Mergers and acquisitions, also known as M&A, begin in strategic planning sessions, when company management decides to acquire another company, to be acquired or to merge. The next step is hiring an investment banker or attorney specializing in M&A work. The entire process is long, time-consuming and stressful. Most M&A specialists say the most dangerous part is project fatigue, which causes company management to decide on a candidate just to get the task over with. Reckless enthusiasm born of project fatigue is one of the main reasons for failures of mergers or acquisitions.

Return on Investment

The wrong acquisition can severely harm a company's profitability.
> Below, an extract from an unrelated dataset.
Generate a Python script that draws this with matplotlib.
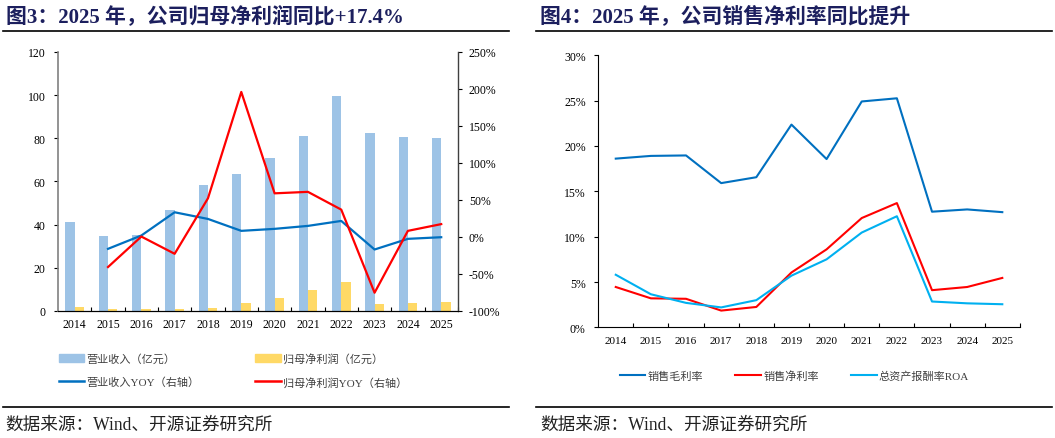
import numpy as np
import matplotlib
matplotlib.use('Agg')
import matplotlib.pyplot as plt
from matplotlib.patches import Patch
from matplotlib.lines import Line2D
from matplotlib.ticker import FuncFormatter

plt.rcParams['font.family'] = ['Liberation Serif', 'Noto Sans CJK SC']
plt.rcParams['axes.unicode_minus'] = False

# data
years = ['2014', '2015', '2016', '2017', '2018', '2019', '2020', '2021', '2022', '2023', '2024', '2025']
revenue = [41.2, 34.7, 35.4, 47.0, 58.5, 63.5, 70.7, 81.0, 99.4, 82.6, 80.4, 80.1]
net_profit = [1.8, 1.1, 1.1, 0.8, 1.2, 3.9, 6.2, 9.9, 13.6, 3.4, 3.7, 4.3]
revenue_yoy = [np.nan, -16.0, 2.0, 33.4, 24.4, 8.3, 11.0, 15.0, 21.7, -16.9, -2.5, -0.3]
profit_yoy = [np.nan, -40.6, 0.6, -22.7, 52.3, 196.0, 59.0, 61.0, 37.0, -75.3, 8.3, 17.4]

gross_margin = [18.6, 18.9, 18.95, 15.9, 16.55, 22.35, 18.55, 24.9, 25.25, 12.75, 13.0, 12.7]
net_margin = [4.45, 3.2, 3.15, 1.85, 2.25, 6.05, 8.6, 12.05, 13.7, 4.1, 4.45, 5.45]
roa = [5.8, 3.65, 2.7, 2.2, 3.0, 5.7, 7.5, 10.45, 12.25, 2.85, 2.65, 2.55]

c_bar1 = '#9DC3E6'
c_bar2 = '#FFD966'
c_blue = '#0070C0'
c_red = '#FF0000'
c_cyan = '#00B0F0'
c_title = '#1C1F5E'

fig = plt.figure(figsize=(10.55, 4.39), dpi=100)
x = np.arange(len(years))
bounds = np.arange(-0.5, len(years), 1.0)
legend_font = {'family': ['Liberation Serif', 'Noto Sans CJK SC'], 'size': 8}

# ---------- left chart ----------
ax1 = fig.add_axes([0.055, 0.2893, 0.379, 0.590])
ax1.bar(x - 0.14, revenue, width=0.28, color=c_bar1, zorder=1)
ax1.bar(x + 0.14, net_profit, width=0.28, color=c_bar2, zorder=1)
ax1.set_xlim(-0.5, 11.5)
ax1.set_ylim(0, 120)
ax1.set_yticks(np.arange(0, 121, 20))
ax1.set_xticks(x)
ax1.set_xticklabels(years)
ax1.set_xticks(bounds[1:], minor=True)
ax1.tick_params(axis='x', which='major', length=0, labelsize=8.5, pad=5)
ax1.tick_params(axis='x', which='minor', length=3, direction='in', width=0.8)
ax1.tick_params(axis='y', labelsize=8.5, length=3, direction='out', width=0.8, pad=6)
ax1.spines['top'].set_visible(False)
ax1.spines['right'].set_visible(False)
ax1.spines['left'].set_color('#808080')
ax1.spines['left'].set_linewidth(1.2)

ax2 = ax1.twinx()
ax2.plot(x, revenue_yoy, color=c_blue, linewidth=1.6, zorder=3)
ax2.plot(x, profit_yoy, color=c_red, linewidth=1.6, zorder=3)
ax2.set_ylim(-100, 250)
ax2.set_yticks(np.arange(-100, 251, 50))
ax2.yaxis.set_major_formatter(FuncFormatter(lambda v, p: f'{v:.0f}%'))
ax2.tick_params(axis='y', labelsize=8.5, length=3, direction='out', width=0.8, pad=5)
ax2.spines['top'].set_visible(False)
ax2.spines['left'].set_visible(False)
ax2.spines['right'].set_color('#404040')
ax2.spines['right'].set_linewidth(1.0)

handles1 = [Patch(color=c_bar1), Patch(color=c_bar2),
            Line2D([], [], color=c_blue, linewidth=1.8), Line2D([], [], color=c_red, linewidth=1.8)]
labels1 = ['营业收入（亿元）', '归母净利润（亿元）', '营业收入YOY（右轴）', '归母净利润YOY（右轴）']
order = [0, 2, 1, 3]
fig.legend([handles1[i] for i in order], [labels1[i] for i in order], ncol=2,
           loc='upper left', bbox_to_anchor=(0.046, 0.217), frameon=False,
           prop=legend_font, labelcolor='#404040', handlelength=2.3, handleheight=0.7,
           handletextpad=0.2, columnspacing=5.0, labelspacing=1.15)

# ---------- right chart ----------
ax3 = fig.add_axes([0.567, 0.252, 0.3997, 0.620])
ax3.plot(x, gross_margin, color=c_blue, linewidth=1.5, label='销售毛利率')
ax3.plot(x, net_margin, color=c_red, linewidth=1.5, label='销售净利率')
ax3.plot(x, roa, color=c_cyan, linewidth=1.5, label='总资产报酬率ROA')
ax3.set_xlim(-0.5, 11.5)
ax3.set_ylim(0, 30)
ax3.set_yticks(np.arange(0, 31, 5))
ax3.yaxis.set_major_formatter(FuncFormatter(lambda v, p: f'{v:.0f}%'))
ax3.set_xticks(x)
ax3.set_xticklabels(years)
ax3.set_xticks(bounds[1:], minor=True)
ax3.tick_params(axis='x', which='major', length=0, labelsize=8, pad=6)
ax3.tick_params(axis='x', which='minor', length=3, direction='in', width=0.8)
ax3.tick_params(axis='y', labelsize=8.5, length=3, direction='out', width=0.8, pad=6)
ax3.spines['top'].set_visible(False)
ax3.spines['right'].set_visible(False)
ax3.legend(ncol=3, loc='upper left', bbox_to_anchor=(0.578, 0.177),
           bbox_transform=fig.transFigure, frameon=False, prop=legend_font,
           labelcolor='#404040', handlelength=2.3, handletextpad=0.2, columnspacing=2.9)

# ---------- titles, rules, sources ----------
fig.text(0.006, 0.963, '图3：2025 年，公司归母净利润同比+17.4%', fontsize=15,
         fontweight='bold', color=c_title, va='center', ha='left')
fig.text(0.512, 0.963, '图4：2025 年，公司销售净利率同比提升', fontsize=15,
         fontweight='bold', color=c_title, va='center', ha='left')
fig.add_artist(Line2D([0.003, 0.482], [0.927, 0.927], color='black', linewidth=1.2,
                      transform=fig.transFigure))
fig.add_artist(Line2D([0.508, 0.997], [0.927, 0.927], color='black', linewidth=1.2,
                      transform=fig.transFigure))
fig.add_artist(Line2D([0.003, 0.482], [0.071, 0.071], color='black', linewidth=1.2,
                      transform=fig.transFigure))
fig.add_artist(Line2D([0.508, 0.997], [0.071, 0.071], color='black', linewidth=1.2,
                      transform=fig.transFigure))
fig.text(0.005, 0.032, '数据来源：Wind、开源证券研究所', fontsize=12.7, color='#222222',
         va='center', ha='left')
fig.text(0.512, 0.032, '数据来源：Wind、开源证券研究所', fontsize=12.7, color='#222222',
         va='center', ha='left')

fig.savefig('out.png', dpi=100)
When AT&T acquired NCR, after five years of steadily accumulating losses totaling $2 billion, AT&T finally admitted the failure and sold its stake in NCR. Time Warner's purchase of AOL also ended in years of losses and an eventual spin-off of AOL.

Much debate in the M&A industry centers around whether to perform exhaustive due diligence and negotiations or to just jump in and buy or merge with the first company that looks good, worrying about the consequences later. Deloitte & Touche LLP counsels a broad-based approach involving examination of all parts of a candidate company, with planned risk management at multiple levels.

Corporate Integration

The second main risk in M&A projects is poor integration of the companies. An example of this is when a company acquires another for a specific technology it developed and then in the confusion of integrating the two companies mistakenly closes the department that created the targeted technology asset. Other examples of poor integration are company culture clashes, as in the Daimler Benz-Chrysler merger where German efficiency met head-on with American union work rules. A third example of common integration failure is the loss of important customers who liked doing business with the old company, not the new one. The solution is detailed planning and testing of decisions, with a centralized integration management team that monitors every element of the project.

Legal Surprises

No matter how careful the due diligence effort, nearly every merger and acquisition experiences legal surprises. These are often in the form of lawsuits that the plaintiffs suddenly decide to file because the combination of companies has presented greater assets to attach. You can expect everything from expiring patents, canceled licenses, unreported fraud, infringement on another company's patent and shareholder class action suits. Risk management, in this case, involves the best deal contracts that can be created, which is why good M&A attorneys are so necessary and expensive.